Euro remains near its low for 2011

European Central Bank The euro has had a volatile trading year amid many eurozone summits and market scepticism
The euro is near its low for the year following a tumultuous 12 months in which its existence has been questioned.
But Germany's Finance Minister Wolfgang Schaeuble said he was confident that the currency union would survive.
"I think we will be far enough along in the next 12 months that we will have banished the dangers of contagion and stabilised the eurozone."
The euro was at $1.2916, a day after reaching a 15-month low of $1.2858.
The European single currency also fell below 100 yen for the first time in ten years.
Germany, the eurozone's largest economy, has been instrumental in organising bailouts of its neighbours, without which the monetary union might have fallen apart already.
Asked whether he could rule out the 17-nation eurozone breaking up, Mr Schaeuble said: "According to everything that I know at the moment, yes."
"Of course, the European Union cannot force anyone to stay in if they don't want to belong any more," he added. "But no such development can seen at the moment."
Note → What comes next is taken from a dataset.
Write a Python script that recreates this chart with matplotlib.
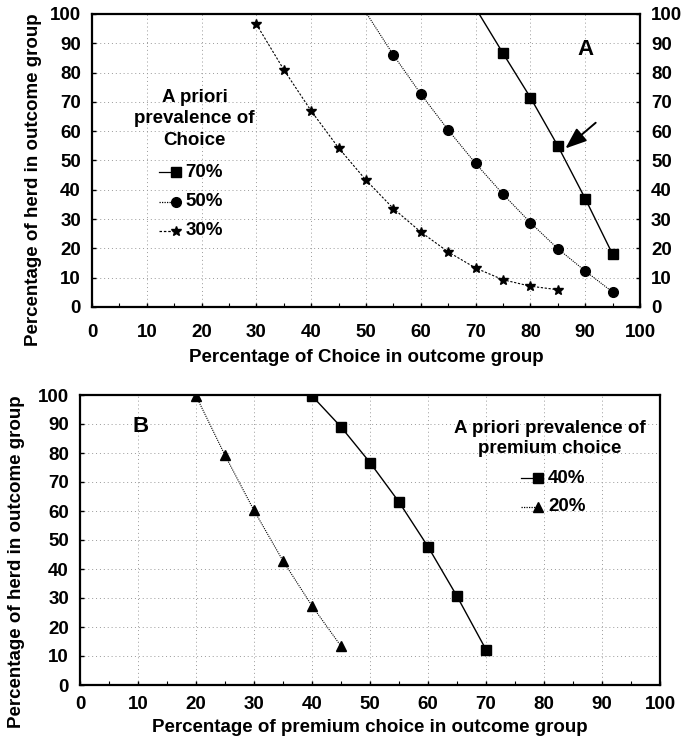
import matplotlib
matplotlib.use("Agg")
import matplotlib.pyplot as plt
from matplotlib.ticker import MultipleLocator

plt.rcParams['font.family'] = ['Liberation Sans', 'DejaVu Sans']
plt.rcParams['font.weight'] = 'bold'

# Panel A data
xa70 = [70, 75, 80, 85, 90, 95]
ya70 = [102, 86.6, 71.5, 55, 37, 18]
xa50 = [50, 55, 60, 65, 70, 75, 80, 85, 90, 95]
ya50 = [100.5, 86, 72.7, 60.4, 49, 38.5, 28.8, 19.9, 12.3, 5.1]
xa30 = [30, 35, 40, 45, 50, 55, 60, 65, 70, 75, 80, 85]
ya30 = [96.5, 81, 66.9, 54.3, 43.3, 33.6, 25.6, 18.8, 13.3, 9.3, 7.1, 5.9]
labels_a = ['70%', '50%', '30%']

# Panel B data
xb40 = [40, 45, 50, 55, 60, 65, 70]
yb40 = [99.7, 89, 76.7, 63.1, 47.7, 30.6, 12.2]
xb20 = [20, 25, 30, 35, 40, 45]
yb20 = [99.7, 79.2, 60.2, 42.8, 27.3, 13.4]
labels_b = ['40%', '20%']

ticks = list(range(0, 101, 10))
fs = 13.5

fig = plt.figure(figsize=(6.81, 7.46), dpi=100)
W, H = 681, 746

def style(ax, xpad, right_labels=False):
    ax.set_xlim(0, 100)
    ax.set_ylim(0, 100)
    ax.set_xticks(ticks)
    ax.set_yticks(ticks)
    ax.xaxis.set_minor_locator(MultipleLocator(5))
    ax.grid(True, which='major', color='#999999', linestyle=(0, (1, 3)), linewidth=0.7)
    for s in ax.spines.values():
        s.set_linewidth(1.6)
    ax.tick_params(labelsize=fs, length=3, width=1, direction='in',
                   right=right_labels, labelright=right_labels)
    ax.tick_params(axis='x', which='minor', length=3, width=0.8, direction='in')
    ax.tick_params(axis='x', which='major', pad=xpad)
    ax.tick_params(axis='y', pad=8)
    for lab in ax.get_xticklabels() + ax.get_yticklabels():
        lab.set_fontweight('bold')

# Top panel
axA = fig.add_axes([92 / W, 1 - 307 / H, (640 - 92) / W, (307 - 14) / H])
style(axA, xpad=12, right_labels=True)
axA.plot(xa70, ya70, color='black', linewidth=1.0, marker='s', markersize=7.5,
         markevery=list(range(1, len(xa70))))
axA.plot(xa50, ya50, color='black', linewidth=0.8, linestyle=(0, (1, 1)), marker='o',
         markersize=7, markevery=list(range(1, len(xa50))))
axA.plot(xa30, ya30, color='black', linewidth=0.8, linestyle=(0, (2, 1.5)), marker='*',
         markersize=7)
axA.set_xlabel('Percentage of Choice in outcome group', fontsize=fs, fontweight='bold', labelpad=6)
axA.set_ylabel('Percentage of herd in outcome group', fontsize=fs, fontweight='bold')
axA.yaxis.set_label_coords(-0.092, 0.435)
axA.text(90, 88, 'A', fontsize=16, fontweight='bold', ha='center', va='center')
axA.annotate('', xy=(86, 53.5), xytext=(92.3, 63.5),
             arrowprops=dict(arrowstyle='-|>,head_length=1.3,head_width=0.5',
                             color='black', lw=1.4))
axA.text(18.7, 64.2, 'A priori\nprevalence of\nChoice', fontsize=fs, fontweight='bold',
         ha='center', va='center', linespacing=1.35)
leg_y = [46, 36, 26]
leg_styles = [dict(marker='s', linestyle='-', markersize=7.5),
              dict(marker='o', linestyle=(0, (1, 1)), markersize=7),
              dict(marker='*', linestyle=(0, (2, 1.5)), markersize=7)]
for yy, lab, st in zip(leg_y, labels_a, leg_styles):
    axA.plot([12.3, 15.3], [yy, yy], color='black', linewidth=0.9, **st, markevery=[1])
    axA.text(17, yy, lab, fontsize=fs, fontweight='bold', ha='left', va='center')

# Bottom panel
axB = fig.add_axes([80 / W, 1 - 685 / H, (660 - 80) / W, (685 - 395) / H])
style(axB, xpad=8)
axB.plot(xb40, yb40, color='black', linewidth=1.0, marker='s', markersize=7.5)
axB.plot(xb20, yb20, color='black', linewidth=0.8, linestyle=(0, (1, 1)), marker='^',
         markersize=6.5)
axB.set_xlabel('Percentage of premium choice in outcome group', fontsize=fs, fontweight='bold', labelpad=4)
axB.set_ylabel('Percentage of herd in outcome group', fontsize=fs, fontweight='bold')
axB.yaxis.set_label_coords(-0.095, 0.424)
axB.text(10.4, 89, 'B', fontsize=16, fontweight='bold', ha='center', va='center')
axB.text(81, 85, 'A priori prevalence of\npremium choice', fontsize=fs, fontweight='bold',
         ha='center', va='center', linespacing=1.3)
leg_yb = [71.3, 61.4]
leg_st_b = [dict(marker='s', linestyle='-', markersize=7.5),
            dict(marker='^', linestyle=(0, (1, 1)), markersize=6.5)]
for yy, lab, st in zip(leg_yb, labels_b, leg_st_b):
    axB.plot([76, 79], [yy, yy], color='black', linewidth=0.9, **st, markevery=[1])
    axB.text(80.7, yy, lab, fontsize=fs, fontweight='bold', ha='left', va='center')

fig.savefig('out.png', dpi=100)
The euro has dropped 3.4% against the US dollar this year, and 2.2% versus the British pound.
Debt yields
In recent months, the yields on Italian and Spanish debt has risen as investors have worried about their ability to pay back their debts.
On Thursday, the Italian government sold 10-year bonds at interest rates as high as 6.98% - just a touch below a level considered unsustainable in the long run.
Italy has 161bn euros in debt repayments due between February and April 2012, all of which it will have to finance through new borrowing.
On Friday, the final trading day of 2011, Italian 10-year debt was trading at 6.96% - up from 4.8% at the end of 2010.
By contrast, on Friday Germany's 10-year debt yielded 1.8% and the UK's borrowing cost was about 1.95%.
Bailouts
Last year, the eurozone and the International Monetary Fund bailed out Greece and the Irish Republic, which were struggling to borrow in the financial markets and pay their debts.
This year, it agreed to bail out Portugal - and Greece for a second time.
In September, UK Foreign Secretary William Hague called the euro a "burning building with no exits".
But in November, eurozone leaders agreed a rescue plan that included boosting the size of its bailout fund, the European Financial Stability Fund, to capacity of 1tn euros.
In December, 26 out of 27 EU member states backed a tax and budget pact to tackle the eurozone debt crisis. Only the UK said it would not join.